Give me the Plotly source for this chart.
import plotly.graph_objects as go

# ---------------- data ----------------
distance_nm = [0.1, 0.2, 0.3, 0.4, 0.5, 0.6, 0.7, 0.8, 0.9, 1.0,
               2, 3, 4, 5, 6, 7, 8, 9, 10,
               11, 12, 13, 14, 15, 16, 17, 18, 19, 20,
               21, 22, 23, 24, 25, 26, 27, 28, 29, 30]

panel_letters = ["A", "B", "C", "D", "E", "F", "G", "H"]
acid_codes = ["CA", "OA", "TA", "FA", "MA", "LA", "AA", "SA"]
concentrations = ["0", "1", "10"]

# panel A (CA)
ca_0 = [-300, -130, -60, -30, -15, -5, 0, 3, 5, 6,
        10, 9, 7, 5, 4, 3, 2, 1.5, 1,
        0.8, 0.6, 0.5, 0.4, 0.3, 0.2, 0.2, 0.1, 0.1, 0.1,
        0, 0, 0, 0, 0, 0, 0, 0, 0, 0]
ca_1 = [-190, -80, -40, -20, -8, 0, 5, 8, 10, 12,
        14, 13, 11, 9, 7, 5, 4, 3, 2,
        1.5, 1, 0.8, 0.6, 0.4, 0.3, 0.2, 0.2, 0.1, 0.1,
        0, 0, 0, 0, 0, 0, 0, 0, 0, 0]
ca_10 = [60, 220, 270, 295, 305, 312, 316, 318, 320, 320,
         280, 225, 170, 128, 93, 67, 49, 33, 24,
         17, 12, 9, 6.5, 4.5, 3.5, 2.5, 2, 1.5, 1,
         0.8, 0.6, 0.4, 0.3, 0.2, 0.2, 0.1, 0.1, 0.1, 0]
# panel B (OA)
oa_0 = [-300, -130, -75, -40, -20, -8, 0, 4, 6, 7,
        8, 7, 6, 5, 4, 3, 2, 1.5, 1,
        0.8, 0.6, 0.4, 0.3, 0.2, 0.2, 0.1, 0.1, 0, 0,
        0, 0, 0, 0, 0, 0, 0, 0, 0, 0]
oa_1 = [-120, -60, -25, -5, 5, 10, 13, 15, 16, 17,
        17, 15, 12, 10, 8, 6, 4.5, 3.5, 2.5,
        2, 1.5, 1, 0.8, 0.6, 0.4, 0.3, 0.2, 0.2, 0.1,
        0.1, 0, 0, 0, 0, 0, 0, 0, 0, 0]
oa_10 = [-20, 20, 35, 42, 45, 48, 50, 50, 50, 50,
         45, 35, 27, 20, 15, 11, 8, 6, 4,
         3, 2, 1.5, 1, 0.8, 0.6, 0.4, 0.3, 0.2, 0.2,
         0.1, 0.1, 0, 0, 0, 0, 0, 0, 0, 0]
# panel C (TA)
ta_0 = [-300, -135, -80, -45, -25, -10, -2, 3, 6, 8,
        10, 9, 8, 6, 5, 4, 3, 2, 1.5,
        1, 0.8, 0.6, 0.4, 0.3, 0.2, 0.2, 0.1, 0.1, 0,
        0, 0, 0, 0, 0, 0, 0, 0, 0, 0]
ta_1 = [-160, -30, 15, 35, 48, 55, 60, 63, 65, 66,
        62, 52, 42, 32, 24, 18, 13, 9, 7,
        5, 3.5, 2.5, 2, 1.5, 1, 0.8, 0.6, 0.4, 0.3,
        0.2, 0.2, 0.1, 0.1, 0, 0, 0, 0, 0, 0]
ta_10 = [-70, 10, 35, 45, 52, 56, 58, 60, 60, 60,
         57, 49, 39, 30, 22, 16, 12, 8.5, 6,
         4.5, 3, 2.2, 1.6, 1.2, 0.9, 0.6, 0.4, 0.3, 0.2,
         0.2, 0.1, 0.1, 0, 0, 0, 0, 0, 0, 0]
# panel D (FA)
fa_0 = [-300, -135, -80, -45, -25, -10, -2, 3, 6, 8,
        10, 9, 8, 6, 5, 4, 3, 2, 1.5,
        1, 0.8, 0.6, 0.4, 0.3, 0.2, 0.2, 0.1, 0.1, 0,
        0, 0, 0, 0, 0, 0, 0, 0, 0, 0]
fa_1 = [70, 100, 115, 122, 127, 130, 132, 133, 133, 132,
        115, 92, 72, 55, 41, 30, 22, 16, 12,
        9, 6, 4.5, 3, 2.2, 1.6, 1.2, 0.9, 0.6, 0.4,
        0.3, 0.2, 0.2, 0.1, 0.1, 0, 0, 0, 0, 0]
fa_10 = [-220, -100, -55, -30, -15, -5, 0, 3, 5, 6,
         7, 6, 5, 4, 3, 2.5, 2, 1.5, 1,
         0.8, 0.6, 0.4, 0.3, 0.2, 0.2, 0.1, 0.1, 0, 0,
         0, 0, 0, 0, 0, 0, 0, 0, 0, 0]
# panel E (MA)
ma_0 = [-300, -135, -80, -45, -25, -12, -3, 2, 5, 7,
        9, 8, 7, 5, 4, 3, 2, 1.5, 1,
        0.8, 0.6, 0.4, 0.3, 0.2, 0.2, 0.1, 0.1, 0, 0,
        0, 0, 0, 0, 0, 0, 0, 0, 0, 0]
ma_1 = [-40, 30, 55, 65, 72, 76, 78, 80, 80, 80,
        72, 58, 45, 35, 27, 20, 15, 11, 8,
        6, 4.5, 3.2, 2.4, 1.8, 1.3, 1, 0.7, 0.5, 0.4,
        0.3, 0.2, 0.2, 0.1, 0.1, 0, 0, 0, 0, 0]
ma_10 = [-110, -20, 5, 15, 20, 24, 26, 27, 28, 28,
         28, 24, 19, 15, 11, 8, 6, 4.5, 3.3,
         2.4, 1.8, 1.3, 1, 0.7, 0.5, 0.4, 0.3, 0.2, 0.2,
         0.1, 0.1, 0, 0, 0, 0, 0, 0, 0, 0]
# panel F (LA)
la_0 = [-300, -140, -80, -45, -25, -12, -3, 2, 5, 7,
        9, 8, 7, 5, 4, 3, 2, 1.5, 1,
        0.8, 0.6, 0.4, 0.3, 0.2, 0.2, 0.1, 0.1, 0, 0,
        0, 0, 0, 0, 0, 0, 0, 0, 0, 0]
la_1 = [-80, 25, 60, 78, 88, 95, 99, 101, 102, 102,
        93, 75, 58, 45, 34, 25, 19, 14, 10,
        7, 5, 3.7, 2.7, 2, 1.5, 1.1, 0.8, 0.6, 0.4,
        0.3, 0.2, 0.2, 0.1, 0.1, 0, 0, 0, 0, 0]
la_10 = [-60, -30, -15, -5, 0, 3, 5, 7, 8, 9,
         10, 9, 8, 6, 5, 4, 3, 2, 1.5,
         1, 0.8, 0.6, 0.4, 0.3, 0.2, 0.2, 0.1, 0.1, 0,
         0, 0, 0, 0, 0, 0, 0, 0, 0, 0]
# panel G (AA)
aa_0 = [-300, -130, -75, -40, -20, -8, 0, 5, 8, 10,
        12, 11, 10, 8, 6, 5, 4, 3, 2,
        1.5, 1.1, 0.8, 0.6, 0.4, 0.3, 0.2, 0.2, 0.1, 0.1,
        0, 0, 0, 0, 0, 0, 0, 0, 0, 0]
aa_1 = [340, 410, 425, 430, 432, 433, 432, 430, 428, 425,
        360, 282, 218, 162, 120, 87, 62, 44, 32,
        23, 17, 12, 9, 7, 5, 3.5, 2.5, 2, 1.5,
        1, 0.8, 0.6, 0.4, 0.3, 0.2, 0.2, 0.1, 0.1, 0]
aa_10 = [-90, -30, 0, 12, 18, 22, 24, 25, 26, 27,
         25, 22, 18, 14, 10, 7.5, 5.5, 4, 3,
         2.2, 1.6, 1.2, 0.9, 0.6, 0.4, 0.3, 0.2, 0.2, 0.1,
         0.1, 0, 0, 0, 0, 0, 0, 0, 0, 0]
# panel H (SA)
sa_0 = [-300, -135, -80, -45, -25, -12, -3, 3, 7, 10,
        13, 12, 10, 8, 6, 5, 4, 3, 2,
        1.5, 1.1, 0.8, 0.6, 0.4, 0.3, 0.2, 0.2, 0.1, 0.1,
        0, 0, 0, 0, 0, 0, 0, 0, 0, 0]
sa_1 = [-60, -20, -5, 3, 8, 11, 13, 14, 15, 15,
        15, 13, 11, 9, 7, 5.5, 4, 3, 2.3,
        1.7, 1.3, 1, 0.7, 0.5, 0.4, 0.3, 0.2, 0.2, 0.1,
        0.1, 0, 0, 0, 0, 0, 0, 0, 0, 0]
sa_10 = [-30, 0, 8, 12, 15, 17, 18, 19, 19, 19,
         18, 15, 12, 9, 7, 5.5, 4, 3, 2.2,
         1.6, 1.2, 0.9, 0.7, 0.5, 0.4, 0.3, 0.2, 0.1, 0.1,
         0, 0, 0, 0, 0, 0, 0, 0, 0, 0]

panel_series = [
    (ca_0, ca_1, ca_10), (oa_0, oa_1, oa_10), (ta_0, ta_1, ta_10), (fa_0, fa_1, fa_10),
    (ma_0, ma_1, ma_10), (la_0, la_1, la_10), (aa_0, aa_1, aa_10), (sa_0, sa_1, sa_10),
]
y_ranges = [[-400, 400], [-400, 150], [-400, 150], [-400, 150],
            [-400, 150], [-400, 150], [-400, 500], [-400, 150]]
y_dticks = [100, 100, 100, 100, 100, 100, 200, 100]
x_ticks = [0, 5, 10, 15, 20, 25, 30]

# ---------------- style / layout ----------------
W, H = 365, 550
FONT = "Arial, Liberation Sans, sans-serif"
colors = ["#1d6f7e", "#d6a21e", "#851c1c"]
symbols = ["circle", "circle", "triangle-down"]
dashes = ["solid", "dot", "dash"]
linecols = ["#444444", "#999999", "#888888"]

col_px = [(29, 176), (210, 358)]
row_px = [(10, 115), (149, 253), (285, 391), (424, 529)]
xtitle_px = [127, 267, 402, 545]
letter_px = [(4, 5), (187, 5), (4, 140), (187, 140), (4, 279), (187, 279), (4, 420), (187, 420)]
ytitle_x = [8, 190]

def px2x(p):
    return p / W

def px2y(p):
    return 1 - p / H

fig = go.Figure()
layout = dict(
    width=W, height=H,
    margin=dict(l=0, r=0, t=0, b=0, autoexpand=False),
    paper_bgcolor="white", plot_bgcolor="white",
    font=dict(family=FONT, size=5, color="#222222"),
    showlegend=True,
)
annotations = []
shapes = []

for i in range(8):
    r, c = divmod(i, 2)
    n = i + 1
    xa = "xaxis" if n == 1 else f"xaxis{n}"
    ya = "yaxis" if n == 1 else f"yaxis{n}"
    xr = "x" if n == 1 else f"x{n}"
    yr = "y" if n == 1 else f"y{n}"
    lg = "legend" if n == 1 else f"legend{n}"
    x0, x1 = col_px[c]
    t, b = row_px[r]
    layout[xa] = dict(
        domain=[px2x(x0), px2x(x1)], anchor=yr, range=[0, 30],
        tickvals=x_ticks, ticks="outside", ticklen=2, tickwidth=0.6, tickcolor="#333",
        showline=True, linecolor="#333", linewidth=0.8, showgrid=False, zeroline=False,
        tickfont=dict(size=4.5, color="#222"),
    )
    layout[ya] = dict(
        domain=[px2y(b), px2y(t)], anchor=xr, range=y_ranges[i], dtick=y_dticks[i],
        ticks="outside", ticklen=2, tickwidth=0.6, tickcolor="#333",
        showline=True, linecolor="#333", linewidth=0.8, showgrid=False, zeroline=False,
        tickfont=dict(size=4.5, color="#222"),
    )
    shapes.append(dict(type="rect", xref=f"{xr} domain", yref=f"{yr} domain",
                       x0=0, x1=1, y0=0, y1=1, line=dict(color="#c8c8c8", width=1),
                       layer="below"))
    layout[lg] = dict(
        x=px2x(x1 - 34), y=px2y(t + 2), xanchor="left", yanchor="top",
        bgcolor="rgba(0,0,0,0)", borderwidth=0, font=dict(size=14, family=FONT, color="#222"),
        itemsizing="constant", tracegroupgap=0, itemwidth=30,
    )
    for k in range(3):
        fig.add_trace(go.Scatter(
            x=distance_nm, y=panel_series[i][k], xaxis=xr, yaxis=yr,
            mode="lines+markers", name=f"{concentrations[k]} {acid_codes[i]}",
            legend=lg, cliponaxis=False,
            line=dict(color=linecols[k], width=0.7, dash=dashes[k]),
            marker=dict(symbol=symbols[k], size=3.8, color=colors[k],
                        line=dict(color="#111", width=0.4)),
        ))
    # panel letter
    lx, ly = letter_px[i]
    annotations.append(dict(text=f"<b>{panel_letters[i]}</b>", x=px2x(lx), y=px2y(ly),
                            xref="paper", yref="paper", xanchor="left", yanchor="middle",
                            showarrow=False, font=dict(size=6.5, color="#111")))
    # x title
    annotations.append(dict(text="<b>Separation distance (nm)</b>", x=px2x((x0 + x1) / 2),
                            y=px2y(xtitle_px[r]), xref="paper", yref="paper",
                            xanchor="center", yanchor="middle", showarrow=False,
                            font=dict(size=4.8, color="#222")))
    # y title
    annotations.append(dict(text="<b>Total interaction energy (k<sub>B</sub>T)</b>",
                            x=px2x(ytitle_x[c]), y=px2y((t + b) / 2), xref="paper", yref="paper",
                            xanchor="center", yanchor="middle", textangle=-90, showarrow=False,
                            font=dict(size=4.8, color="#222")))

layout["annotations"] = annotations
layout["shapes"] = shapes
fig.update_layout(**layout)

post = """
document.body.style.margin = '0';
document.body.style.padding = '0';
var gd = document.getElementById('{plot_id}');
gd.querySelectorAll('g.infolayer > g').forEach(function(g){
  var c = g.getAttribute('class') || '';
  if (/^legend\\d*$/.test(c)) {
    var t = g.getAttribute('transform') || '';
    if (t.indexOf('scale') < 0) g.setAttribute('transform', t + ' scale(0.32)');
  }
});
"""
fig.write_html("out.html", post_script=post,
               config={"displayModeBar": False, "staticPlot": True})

+++

- Objective -
Write out a verbatim copy of the data, beginning with its first line and ending with the line that contains "21, 22, 23, 24, 25, 26, 27, 28, 29, 30]".

- Solution -
Give me the Plotly source for this chart.
import plotly.graph_objects as go

# ---------------- data ----------------
distance_nm = [0.1, 0.2, 0.3, 0.4, 0.5, 0.6, 0.7, 0.8, 0.9, 1.0,
               2, 3, 4, 5, 6, 7, 8, 9, 10,
               11, 12, 13, 14, 15, 16, 17, 18, 19, 20,
               21, 22, 23, 24, 25, 26, 27, 28, 29, 30]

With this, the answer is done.